Probability density function of circulation normalized by the $h\approx 1.4$ scaling for different inertial range separations, at $R_{\lambda }=1300$. The PDF cores collapse for $Y\in [-10,10]$ across the inertial range, while diverging for larger $|Y|$. Inset shows the integrand of $⟨Y^2⟩$ for a typical inertial separation, showing that the dominant contribution to lower-order circulation moments comes from the region where the PDFs collapse. This plot confirms that the lower-order circulation moments follow the 1.4 scaling with the space-filling dimension of three.

Figure 9

Compensated probability density function of the normalized circulation $Y$, with scaling exponent $h=1.1$ and dimension $D=2.2$, for different inertial range separations, at $R_{\lambda }=1300$. The upticks at the tails of the PDFs are due to finite sampling. Inset shows the integrand of $⟨Y^8⟩$ for a typical inertial separation, demonstrating that the dominant contribution to higher-order circulation moments comes from the collapsed region. This plot confirms that the higher-order circulation moments follow the scaling ${\lambda }_p=hp+(3-D)$, with the Hölder exponent $h=1.1$ and fractal dimension $D=2.2$.

Figure 10

Circulation flatness $F(r)$ versus spatial separation $r$ from DNS at $R_{\lambda }=240$, $512^3$ (triangle), $R_{\lambda }=650$, $4096^3$ (square), and $R_{\lambda }=1300$, $8192^3$ (circle).
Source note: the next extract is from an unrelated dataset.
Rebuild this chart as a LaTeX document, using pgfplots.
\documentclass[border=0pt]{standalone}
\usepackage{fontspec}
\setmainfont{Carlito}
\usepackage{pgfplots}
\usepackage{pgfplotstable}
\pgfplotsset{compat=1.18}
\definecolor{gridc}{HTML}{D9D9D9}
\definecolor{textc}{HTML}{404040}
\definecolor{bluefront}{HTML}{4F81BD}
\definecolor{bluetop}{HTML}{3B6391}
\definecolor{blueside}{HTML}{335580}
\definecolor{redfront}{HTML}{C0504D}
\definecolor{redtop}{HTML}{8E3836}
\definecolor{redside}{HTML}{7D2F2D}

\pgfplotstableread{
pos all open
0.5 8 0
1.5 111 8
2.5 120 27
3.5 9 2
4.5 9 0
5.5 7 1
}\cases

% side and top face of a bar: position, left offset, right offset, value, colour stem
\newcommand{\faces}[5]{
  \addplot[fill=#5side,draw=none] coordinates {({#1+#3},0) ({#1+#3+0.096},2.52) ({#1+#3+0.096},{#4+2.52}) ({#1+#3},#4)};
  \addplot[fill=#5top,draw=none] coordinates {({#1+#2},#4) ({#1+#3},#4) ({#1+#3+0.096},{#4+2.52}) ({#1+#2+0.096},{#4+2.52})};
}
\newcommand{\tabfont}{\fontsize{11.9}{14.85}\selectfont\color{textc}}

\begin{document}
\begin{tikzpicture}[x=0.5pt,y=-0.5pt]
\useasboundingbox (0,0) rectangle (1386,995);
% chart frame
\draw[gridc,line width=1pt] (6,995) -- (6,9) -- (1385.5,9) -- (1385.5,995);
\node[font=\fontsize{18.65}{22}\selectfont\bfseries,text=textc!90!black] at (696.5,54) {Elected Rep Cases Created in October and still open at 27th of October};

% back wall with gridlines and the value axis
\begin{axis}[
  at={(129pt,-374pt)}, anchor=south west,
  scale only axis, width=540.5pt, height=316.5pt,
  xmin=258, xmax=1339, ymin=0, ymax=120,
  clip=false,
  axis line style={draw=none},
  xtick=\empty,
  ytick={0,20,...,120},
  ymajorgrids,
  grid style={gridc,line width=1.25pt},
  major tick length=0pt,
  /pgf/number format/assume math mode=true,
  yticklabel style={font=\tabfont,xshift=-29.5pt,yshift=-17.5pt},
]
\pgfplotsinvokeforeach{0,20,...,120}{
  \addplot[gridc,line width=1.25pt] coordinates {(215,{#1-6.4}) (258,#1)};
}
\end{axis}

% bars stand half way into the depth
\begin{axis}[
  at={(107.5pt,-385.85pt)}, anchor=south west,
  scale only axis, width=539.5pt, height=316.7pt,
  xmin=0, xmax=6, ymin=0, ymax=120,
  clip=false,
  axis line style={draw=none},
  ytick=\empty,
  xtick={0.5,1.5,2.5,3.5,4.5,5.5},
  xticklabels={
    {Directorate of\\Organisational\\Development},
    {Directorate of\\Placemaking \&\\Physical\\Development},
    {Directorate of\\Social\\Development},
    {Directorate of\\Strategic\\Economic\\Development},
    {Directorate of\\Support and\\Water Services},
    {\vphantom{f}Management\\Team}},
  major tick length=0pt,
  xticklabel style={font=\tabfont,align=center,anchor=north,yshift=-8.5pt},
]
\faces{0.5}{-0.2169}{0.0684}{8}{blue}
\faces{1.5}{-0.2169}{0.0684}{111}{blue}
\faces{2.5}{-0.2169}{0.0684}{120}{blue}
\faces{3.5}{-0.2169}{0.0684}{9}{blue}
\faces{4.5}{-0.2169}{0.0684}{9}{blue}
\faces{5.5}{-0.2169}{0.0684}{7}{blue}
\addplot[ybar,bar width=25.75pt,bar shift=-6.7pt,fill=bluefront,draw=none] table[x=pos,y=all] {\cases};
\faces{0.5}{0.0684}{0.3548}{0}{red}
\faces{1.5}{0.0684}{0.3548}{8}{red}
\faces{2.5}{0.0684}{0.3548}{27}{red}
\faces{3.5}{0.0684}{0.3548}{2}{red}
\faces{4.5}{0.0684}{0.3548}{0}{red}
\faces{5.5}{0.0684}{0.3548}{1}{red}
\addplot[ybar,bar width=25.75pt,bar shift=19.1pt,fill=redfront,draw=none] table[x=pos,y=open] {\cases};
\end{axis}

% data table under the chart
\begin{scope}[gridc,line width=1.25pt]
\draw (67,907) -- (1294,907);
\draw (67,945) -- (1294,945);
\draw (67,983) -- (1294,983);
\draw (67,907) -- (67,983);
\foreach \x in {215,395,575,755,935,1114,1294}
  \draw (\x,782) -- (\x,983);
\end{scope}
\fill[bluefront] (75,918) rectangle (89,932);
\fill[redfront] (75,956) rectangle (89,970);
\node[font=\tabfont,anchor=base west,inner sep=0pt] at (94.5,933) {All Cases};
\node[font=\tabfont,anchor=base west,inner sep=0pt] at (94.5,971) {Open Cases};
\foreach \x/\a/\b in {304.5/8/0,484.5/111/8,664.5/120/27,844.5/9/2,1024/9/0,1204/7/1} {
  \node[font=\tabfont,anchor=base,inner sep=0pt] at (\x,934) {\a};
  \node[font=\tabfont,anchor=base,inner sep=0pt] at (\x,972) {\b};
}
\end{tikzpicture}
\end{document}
The flatness from the DNS at $R_{\lambda }=1300$ computed on a $16384^3$ box is also shown (filled diamond) and agrees well with $F(r)$ from the $8192^3$ box, for $r/\eta >10$. Arrows on the ordinate show the limit $F(r\to 0)=⟨{\omega }^4⟩/⟨{\omega }^2{⟩}^2$, which is the flatness of the vorticity component normal to the circulation plane. At the largest scales, $F(r)$ is close to the Gaussian flatness of three (see dashed line). Inset compares the circulation flatness with those of the longitudinal (times) and transverse (plus) velocity increments at $R_{\lambda }=1300$ in the inertial range within the dashed vertical lines. Unlike circulation with a tendency towards constancy in the inertial range, the velocity increments show no tendency towards constancy in IR.

Figure 11

The peak magnitude of logarithmic local slope of circulation flatness in the inertial range, plotted against $R_{\lambda }$. The solid line is a least-squares fit. If extrapolated, the minimum of the logarithmic derivative will reach zero, corresponding to constant flatness in Fig. 10, at $R_{\lambda }\approx 1900$. The data of Ref. [13] at $R_{\lambda }=216$ (filled square) are shown for comparison. Inset shows the logarithmic local slopes of circulation flatness as a function of $r/\eta$, up to $r\sim O(L)$ for $R_{\lambda }=1300$ (upside down triangle) and $R_{\lambda }=240$ (circle). Error bars indicate 95% confidence intervals.

Figure 12

The relative difference of the circulation scaling exponent ${\lambda }_p$ from the K41 exponent $4p/3$ as a function of the Taylor-scale Reynolds numbers $R_{\lambda }$, for orders $p=4$, 6, 8, and 10. Data from Ref. [13] (pentagon) for orders $p=4$, 6, 8, and 10, at $R_{\lambda }=216$, and the highly resolved DNS for orders $p=4$, 6 and 8, at $R_{\lambda }=1300,16384^3$ (filled diamond), are provided for comparison. Exponential least-squares fits through the data are shown by the solid lines. Also shown are error bars.

Figure 13

The function $\psi (r)$ [left-hand side of inequality (13)] as a function of normalized spatial separation $r/\eta$ for different Reynolds numbers. The curves are seen to collapse, for $r\ll L$ ($L$ is the integral scale), at the different Reynolds numbers shown, reasonably well. The limit $\psi (r\to 0)=1/3$ is marked by the horizontal dashed line. Dash-dotted line indicates the corresponding K41 slope.

Figure 14

Probability density function of circulation, normalized by its standard deviation, on a $4096^3$ grid at $R_{\lambda }=650$, calculated using [Eq. (a1)] line integral of velocity (dashed lines) and [Eq. (a2)] surface integral of vorticity (solid lines), around square loops of size $r$. Different sets of curves correspond to, $r/\eta =1.1$, 6.6, 41.8, and 125.4, increasing in the direction shown. Insets (a) and (b) compare the circulation moments from the two quadratures for orders 2 and 8, respectively.

Figure 15

Peak values of PDF of normalized circulation, ${\mathrm{\Gamma }}_A/u^{\prime }L$, at $4096^3$, $R_{\lambda }=650$, around closed rectangular contours with fixed area, but different perimeters, $A={\ell }_1{\ell }_2=4646.4{\eta }^2$, as a function of side, ${\ell }_1$. The plot is symmetric around ${\ell }_1=\sqrt{A}$ due to statistical isotropy of the underlying velocity field (which holds by construction). Solid symbols correspond to contour dimensions $({\ell }_1,{\ell }_2)$ with both legs in IR, while open symbols correspond to contours with at least one leg outside IR. The PDF peaks tend to an approximately constant value for inertial loops.